== DIRECTIONS FOR THIS TASK ==
Take the lines from the head of the listing through the one bearing "1300, 1400, 1500, 2000, 3000, 4000, 5000, 6000, 7000]" and copy them exactly, leaving every picture out.

== RAW DATA ==
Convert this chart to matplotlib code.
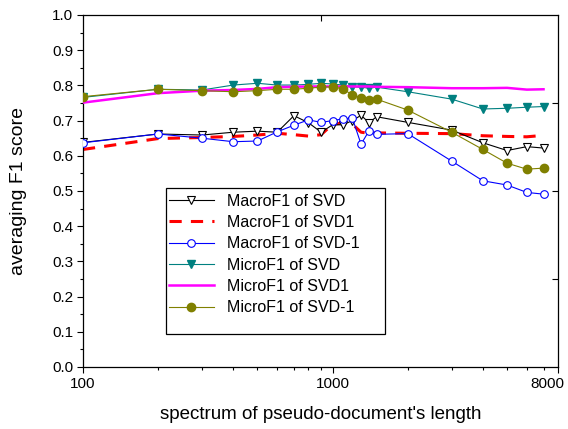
import matplotlib
matplotlib.use("Agg")
import matplotlib.pyplot as plt
import matplotlib.transforms as mtransforms
from matplotlib.ticker import FixedLocator, LogLocator, NullFormatter, MultipleLocator
from matplotlib.patches import Rectangle

plt.rcParams['font.family'] = ['Liberation Sans', 'DejaVu Sans']

# pseudo-document lengths
lengths = [100, 200, 300, 400, 500, 600, 700, 800, 900, 1000, 1100, 1200,
           1300, 1400, 1500, 2000, 3000, 4000, 5000, 6000, 7000]

macro_svd = [0.638, 0.662, 0.659, 0.667, 0.670, 0.667, 0.714, 0.694, 0.667,
             0.688, 0.688, 0.700, 0.715, 0.694, 0.711, 0.695, 0.673, 0.637,
             0.615, 0.626, 0.622]
macro_svd1 = [0.618, 0.649, 0.652, 0.655, 0.659, 0.664, 0.660, 0.656, 0.660,
              0.690, 0.693, 0.690, 0.667, 0.664, 0.665, 0.664, 0.663, 0.657,
              0.655, 0.654, 0.658]
macro_svd_m1 = [0.637, 0.662, 0.650, 0.640, 0.642, 0.668, 0.687, 0.702, 0.695,
                0.700, 0.705, 0.707, 0.633, 0.671, 0.661, 0.663, 0.585, 0.529,
                0.517, 0.496, 0.491]
micro_svd = [0.766, 0.789, 0.787, 0.801, 0.806, 0.801, 0.801, 0.803, 0.806,
             0.804, 0.801, 0.796, 0.795, 0.792, 0.795, 0.782, 0.761, 0.733,
             0.735, 0.738, 0.740]
micro_svd1 = [0.751, 0.778, 0.785, 0.787, 0.790, 0.795, 0.796, 0.797, 0.797,
              0.797, 0.797, 0.797, 0.797, 0.797, 0.796, 0.795, 0.792, 0.792,
              0.793, 0.788, 0.789]
micro_svd_m1 = [0.768, 0.789, 0.785, 0.782, 0.785, 0.789, 0.789, 0.792, 0.795,
                0.796, 0.790, 0.773, 0.765, 0.759, 0.761, 0.730, 0.667, 0.618,
                0.579, 0.562, 0.565]

x_ticks = [100, 1000, 8000]
x_ticklabels = ['100', '1000', '8000']

W, H = 568, 429
fig = plt.figure(figsize=(W / 100, H / 100), dpi=100)
ax = fig.add_axes([83 / W, 1 - 367 / H, 475 / W, 352 / H])

teal = '#008080'
olive = '#808000'

l1, = ax.plot(lengths, macro_svd, color='black', lw=0.8, marker='v', ms=6,
              mfc='white', mec='black', mew=0.8, zorder=3)
l2, = ax.plot(lengths, macro_svd1, color='red', lw=2.2, ls=(0, (4, 3)), zorder=2)
l3, = ax.plot(lengths, macro_svd_m1, color='blue', lw=0.8, marker='o', ms=5.5,
              mfc='white', mec='blue', mew=0.8, zorder=4)
l4, = ax.plot(lengths, micro_svd, color=teal, lw=0.8, marker='v', ms=6,
              mfc=teal, mec=teal, zorder=3)
l5, = ax.plot(lengths, micro_svd1, color='magenta', lw=1.8, zorder=3)
l6, = ax.plot(lengths, micro_svd_m1, color=olive, lw=0.8, marker='o', ms=6,
              mfc=olive, mec=olive, zorder=4)

ax.set_xscale('log')
ax.set_xlim(100, 8000)
ax.set_ylim(0.0, 1.0)
ax.xaxis.set_major_locator(FixedLocator(x_ticks))
ax.set_xticklabels(x_ticklabels)
ax.xaxis.set_minor_locator(LogLocator(base=10, subs=range(2, 10)))
ax.xaxis.set_minor_formatter(NullFormatter())
ax.yaxis.set_major_locator(MultipleLocator(0.1))
ax.yaxis.set_minor_locator(MultipleLocator(0.05))
ax.yaxis.set_major_formatter(plt.FuncFormatter(lambda v, p: f'{v:.1f}'))

ax.tick_params(which='major', direction='out', length=4, width=0.8,
               labelsize=11, pad=3)
ax.tick_params(which='minor', direction='out', length=2.3, width=0.8)
for s in ax.spines.values():
    s.set_linewidth(0.9)

# keep the last x label inside the figure
last = ax.get_xticklabels()[-1]
last.set_transform(last.get_transform() +
                   mtransforms.ScaledTranslation(-11 / 100, 0, fig.dpi_scale_trans))

# inward ticks on the opposite edges
ax_r = ax.twinx()
ax_r.set_ylim(0, 1)
ax_r.set_yticks([0.25, 0.5, 0.75])
ax_r.tick_params(direction='in', length=4, width=0.8, labelright=False)
ax_t = ax.twiny()
ax_t.set_xlim(0, 1)
ax_t.set_xticks([0.5])
ax_t.tick_params(direction='in', length=4, width=0.8, labeltop=False)
for a in (ax_r, ax_t):
    for s in a.spines.values():
        s.set_visible(False)

ax.set_xlabel("spectrum of pseudo-document's length", fontsize=13.5, labelpad=11)
ax.set_ylabel('averaging F1 score', fontsize=14, labelpad=18)

handles = [l1, l2, l3, l4, l5, l6]
labels = ['MacroF1 of SVD', 'MacroF1 of SVD1', 'MacroF1 of SVD-1',
          'MicroF1 of SVD', 'MicroF1 of SVD1', 'MicroF1 of SVD-1']
leg = fig.legend(handles, labels, loc='upper left',
                 bbox_to_anchor=(169 / W, 1 - 193.5 / H), frameon=False,
                 fontsize=11.5, handlelength=2.8, handletextpad=0.85,
                 labelspacing=0.4, borderpad=0, borderaxespad=0)
fig.add_artist(Rectangle((165.7 / W, 1 - 334 / H), (385 - 165.7) / W,
                         (334 - 188.3) / H, transform=fig.transFigure,
                         fill=False, edgecolor='black', lw=0.9, zorder=5))

fig.savefig('out.png', dpi=100)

== EXERCISE ANSWER ==
Convert this chart to matplotlib code.
import matplotlib
matplotlib.use("Agg")
import matplotlib.pyplot as plt
import matplotlib.transforms as mtransforms
from matplotlib.ticker import FixedLocator, LogLocator, NullFormatter, MultipleLocator
from matplotlib.patches import Rectangle

plt.rcParams['font.family'] = ['Liberation Sans', 'DejaVu Sans']

# pseudo-document lengths
lengths = [100, 200, 300, 400, 500, 600, 700, 800, 900, 1000, 1100, 1200,
           1300, 1400, 1500, 2000, 3000, 4000, 5000, 6000, 7000]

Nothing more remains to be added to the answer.